Minister: Argentina Aims to Stop Importing Light Crude This Year
HOUSTON, May 12 (Reuters) - Argentina aims to stop importing light crude this year while increasing domestic refining operations, Energy Minister Juan Jose Aranguren said on Thursday.
The country will continue to export heavy crude, he told reporters on the sidelines of an industry conference in Houston. The Argentine government is in talks with local refineries, encouraging them to buy more domestic light crude and import less, he added.
"Yesterday there was a meeting about this, including refineries and producers," Aranguren said. "Locally produced crude should be given priority in order to avoid a reduction in jobs and tax revenue."
President Mauricio Macri promises to increase investment in the energy sector, particularly in renewable energy and the sprawling Vaca Muerta shale formation in Patagonia, as part of his campaign to reverse Argentina's status as a net oil importer.
Argentina has been running an energy deficit since 2011, draining foreign exchange reserves.
Macri was elected in November on a platform of eliminating currency and trade controls in a bid to increase investment.

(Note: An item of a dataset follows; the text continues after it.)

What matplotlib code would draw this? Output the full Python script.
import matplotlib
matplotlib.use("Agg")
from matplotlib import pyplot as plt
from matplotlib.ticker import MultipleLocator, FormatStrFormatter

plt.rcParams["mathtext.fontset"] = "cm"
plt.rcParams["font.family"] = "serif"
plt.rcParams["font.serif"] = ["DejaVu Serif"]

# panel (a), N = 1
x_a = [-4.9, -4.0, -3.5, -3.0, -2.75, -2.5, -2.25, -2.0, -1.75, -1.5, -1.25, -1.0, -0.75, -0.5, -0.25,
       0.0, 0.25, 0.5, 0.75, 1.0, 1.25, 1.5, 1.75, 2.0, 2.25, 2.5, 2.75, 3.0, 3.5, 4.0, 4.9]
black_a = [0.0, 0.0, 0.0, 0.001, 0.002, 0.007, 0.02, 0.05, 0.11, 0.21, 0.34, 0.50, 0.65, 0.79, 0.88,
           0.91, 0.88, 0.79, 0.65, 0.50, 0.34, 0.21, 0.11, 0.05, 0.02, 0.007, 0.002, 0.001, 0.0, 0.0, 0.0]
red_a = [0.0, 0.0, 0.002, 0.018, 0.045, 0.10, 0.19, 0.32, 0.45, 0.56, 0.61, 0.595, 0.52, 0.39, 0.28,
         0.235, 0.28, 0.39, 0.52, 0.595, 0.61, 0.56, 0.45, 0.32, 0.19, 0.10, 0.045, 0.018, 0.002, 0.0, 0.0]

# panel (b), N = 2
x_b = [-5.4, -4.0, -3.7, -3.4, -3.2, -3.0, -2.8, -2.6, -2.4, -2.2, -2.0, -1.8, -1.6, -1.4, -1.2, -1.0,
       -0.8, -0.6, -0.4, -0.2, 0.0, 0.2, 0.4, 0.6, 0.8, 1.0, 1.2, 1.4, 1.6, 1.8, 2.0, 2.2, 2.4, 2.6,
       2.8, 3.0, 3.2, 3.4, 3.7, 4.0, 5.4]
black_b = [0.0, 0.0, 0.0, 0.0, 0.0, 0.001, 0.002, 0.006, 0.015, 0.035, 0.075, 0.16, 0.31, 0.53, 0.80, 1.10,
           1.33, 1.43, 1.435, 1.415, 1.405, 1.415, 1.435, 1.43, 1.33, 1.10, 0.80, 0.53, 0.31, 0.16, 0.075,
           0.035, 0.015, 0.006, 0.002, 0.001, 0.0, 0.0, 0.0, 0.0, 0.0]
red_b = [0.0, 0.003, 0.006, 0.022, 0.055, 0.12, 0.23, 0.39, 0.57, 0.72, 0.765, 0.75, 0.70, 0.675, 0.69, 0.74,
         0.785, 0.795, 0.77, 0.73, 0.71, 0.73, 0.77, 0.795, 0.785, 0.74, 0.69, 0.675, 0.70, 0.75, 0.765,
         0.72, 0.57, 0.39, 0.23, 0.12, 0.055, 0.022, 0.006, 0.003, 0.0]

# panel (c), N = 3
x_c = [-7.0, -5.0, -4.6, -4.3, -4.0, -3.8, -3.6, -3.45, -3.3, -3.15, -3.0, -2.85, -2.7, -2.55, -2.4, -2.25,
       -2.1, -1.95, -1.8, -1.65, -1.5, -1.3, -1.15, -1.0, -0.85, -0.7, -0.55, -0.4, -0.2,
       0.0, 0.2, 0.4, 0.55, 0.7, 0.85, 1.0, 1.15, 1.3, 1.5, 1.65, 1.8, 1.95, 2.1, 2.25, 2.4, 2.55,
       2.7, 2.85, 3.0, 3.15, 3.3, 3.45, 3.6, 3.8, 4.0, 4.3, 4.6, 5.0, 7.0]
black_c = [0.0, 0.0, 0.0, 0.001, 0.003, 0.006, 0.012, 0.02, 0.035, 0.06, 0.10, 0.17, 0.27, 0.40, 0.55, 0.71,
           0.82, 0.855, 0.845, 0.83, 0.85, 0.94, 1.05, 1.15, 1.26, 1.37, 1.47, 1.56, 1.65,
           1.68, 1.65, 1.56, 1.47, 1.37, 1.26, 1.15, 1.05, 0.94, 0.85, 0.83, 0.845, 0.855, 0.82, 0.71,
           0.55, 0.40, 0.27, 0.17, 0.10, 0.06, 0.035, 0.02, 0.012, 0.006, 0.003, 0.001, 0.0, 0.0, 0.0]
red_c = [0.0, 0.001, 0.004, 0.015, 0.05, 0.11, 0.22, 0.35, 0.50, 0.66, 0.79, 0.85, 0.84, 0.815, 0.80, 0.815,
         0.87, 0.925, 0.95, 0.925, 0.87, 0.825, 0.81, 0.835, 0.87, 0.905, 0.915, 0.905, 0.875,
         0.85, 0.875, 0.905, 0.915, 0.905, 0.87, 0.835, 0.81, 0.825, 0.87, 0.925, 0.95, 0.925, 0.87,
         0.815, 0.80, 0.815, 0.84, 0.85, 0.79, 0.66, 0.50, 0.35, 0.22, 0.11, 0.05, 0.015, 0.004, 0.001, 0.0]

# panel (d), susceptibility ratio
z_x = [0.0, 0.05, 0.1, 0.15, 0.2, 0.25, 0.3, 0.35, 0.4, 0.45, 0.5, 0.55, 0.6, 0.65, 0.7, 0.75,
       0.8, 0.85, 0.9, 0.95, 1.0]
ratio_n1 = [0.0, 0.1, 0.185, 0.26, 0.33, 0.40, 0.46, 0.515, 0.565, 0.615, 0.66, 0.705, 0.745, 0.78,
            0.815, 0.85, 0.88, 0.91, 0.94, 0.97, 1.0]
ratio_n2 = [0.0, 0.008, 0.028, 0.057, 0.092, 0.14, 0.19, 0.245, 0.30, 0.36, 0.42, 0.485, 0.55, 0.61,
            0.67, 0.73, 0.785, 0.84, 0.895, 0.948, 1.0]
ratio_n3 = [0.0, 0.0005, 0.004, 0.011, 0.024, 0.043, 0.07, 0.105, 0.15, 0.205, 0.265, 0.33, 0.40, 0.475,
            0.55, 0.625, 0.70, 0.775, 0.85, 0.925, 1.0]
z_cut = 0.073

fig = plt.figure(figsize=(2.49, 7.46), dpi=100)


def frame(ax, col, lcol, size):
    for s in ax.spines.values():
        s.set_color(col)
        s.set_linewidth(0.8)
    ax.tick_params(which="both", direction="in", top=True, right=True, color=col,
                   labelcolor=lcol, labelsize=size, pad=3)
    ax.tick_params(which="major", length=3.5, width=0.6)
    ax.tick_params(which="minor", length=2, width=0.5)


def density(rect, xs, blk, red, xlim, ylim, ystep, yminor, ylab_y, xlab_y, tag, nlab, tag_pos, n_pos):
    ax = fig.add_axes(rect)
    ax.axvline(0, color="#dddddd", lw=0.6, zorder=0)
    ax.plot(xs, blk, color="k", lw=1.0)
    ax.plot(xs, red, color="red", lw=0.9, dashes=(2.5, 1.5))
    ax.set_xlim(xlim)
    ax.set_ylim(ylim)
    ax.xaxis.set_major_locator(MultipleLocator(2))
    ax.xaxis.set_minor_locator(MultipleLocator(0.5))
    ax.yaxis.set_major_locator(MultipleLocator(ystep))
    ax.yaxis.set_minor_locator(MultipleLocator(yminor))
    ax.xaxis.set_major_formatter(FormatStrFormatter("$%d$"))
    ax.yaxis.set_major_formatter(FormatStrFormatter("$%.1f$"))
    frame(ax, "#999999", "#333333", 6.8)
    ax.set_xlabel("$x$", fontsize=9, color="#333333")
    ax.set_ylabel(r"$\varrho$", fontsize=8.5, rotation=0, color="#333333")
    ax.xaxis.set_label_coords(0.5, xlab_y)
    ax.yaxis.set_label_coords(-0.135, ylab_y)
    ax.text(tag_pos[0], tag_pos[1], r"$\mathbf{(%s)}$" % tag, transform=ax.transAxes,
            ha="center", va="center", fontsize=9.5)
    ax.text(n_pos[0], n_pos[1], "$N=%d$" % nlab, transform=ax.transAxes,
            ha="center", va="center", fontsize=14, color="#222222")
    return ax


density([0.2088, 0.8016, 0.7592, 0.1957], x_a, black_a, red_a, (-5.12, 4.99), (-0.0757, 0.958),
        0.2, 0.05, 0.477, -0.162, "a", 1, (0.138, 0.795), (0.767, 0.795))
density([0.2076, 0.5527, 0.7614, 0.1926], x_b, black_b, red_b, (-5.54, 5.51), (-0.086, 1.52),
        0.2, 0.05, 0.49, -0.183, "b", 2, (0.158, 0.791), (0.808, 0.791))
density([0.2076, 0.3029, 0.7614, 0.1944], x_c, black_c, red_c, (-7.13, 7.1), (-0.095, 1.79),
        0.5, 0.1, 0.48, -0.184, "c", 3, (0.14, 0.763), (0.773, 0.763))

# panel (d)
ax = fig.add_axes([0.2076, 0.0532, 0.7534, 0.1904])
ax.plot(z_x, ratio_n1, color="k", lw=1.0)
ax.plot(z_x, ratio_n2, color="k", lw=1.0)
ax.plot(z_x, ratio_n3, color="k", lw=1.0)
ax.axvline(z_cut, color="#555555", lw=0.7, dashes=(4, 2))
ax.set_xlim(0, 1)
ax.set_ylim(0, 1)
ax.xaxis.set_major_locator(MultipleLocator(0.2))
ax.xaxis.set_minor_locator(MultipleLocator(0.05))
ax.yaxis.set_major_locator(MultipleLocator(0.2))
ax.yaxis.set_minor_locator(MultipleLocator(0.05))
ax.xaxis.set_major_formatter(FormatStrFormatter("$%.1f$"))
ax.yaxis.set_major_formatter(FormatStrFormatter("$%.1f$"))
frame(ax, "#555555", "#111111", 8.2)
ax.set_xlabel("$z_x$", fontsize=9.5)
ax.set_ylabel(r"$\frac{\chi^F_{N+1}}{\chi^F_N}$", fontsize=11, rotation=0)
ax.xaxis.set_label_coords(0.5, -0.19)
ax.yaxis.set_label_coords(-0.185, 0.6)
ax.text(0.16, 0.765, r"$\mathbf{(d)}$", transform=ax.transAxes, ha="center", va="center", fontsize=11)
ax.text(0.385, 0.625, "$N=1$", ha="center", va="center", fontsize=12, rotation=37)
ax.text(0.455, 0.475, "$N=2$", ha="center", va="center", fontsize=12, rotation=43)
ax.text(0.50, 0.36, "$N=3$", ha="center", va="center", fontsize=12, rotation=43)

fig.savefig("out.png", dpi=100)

His election followed eight years of interventionist policies under previous leader Cristina Fernandez, who nationalized the country's top energy company YPF in 2012.

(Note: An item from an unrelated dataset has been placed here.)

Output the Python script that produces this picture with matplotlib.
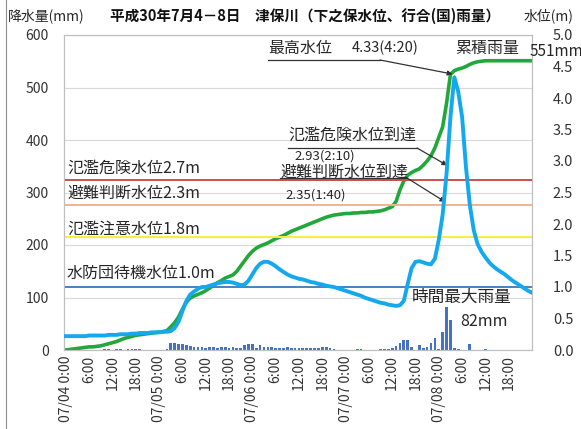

"The country disconnected itself from the international market and lost its competitiveness," the minister said.
In five or six years, Aranguren said, Argentina should be able to stop importing liquefied natural gas.
Argentina will hold a tender next week for 1,000 megawatts of renewable energy, part of the plan to install 10,000 megawatts of new capacity in cleaner power by 2025, Aranguren said.
The minister said he expected investment of some $2.1 billion to develop the 1,000 megawatts.
Argentina's government has said that it aims to rake in $5 billion in investments in renewable energy by 2018. It has also said that by 2025 investments in renewable energy should total around $20 billion.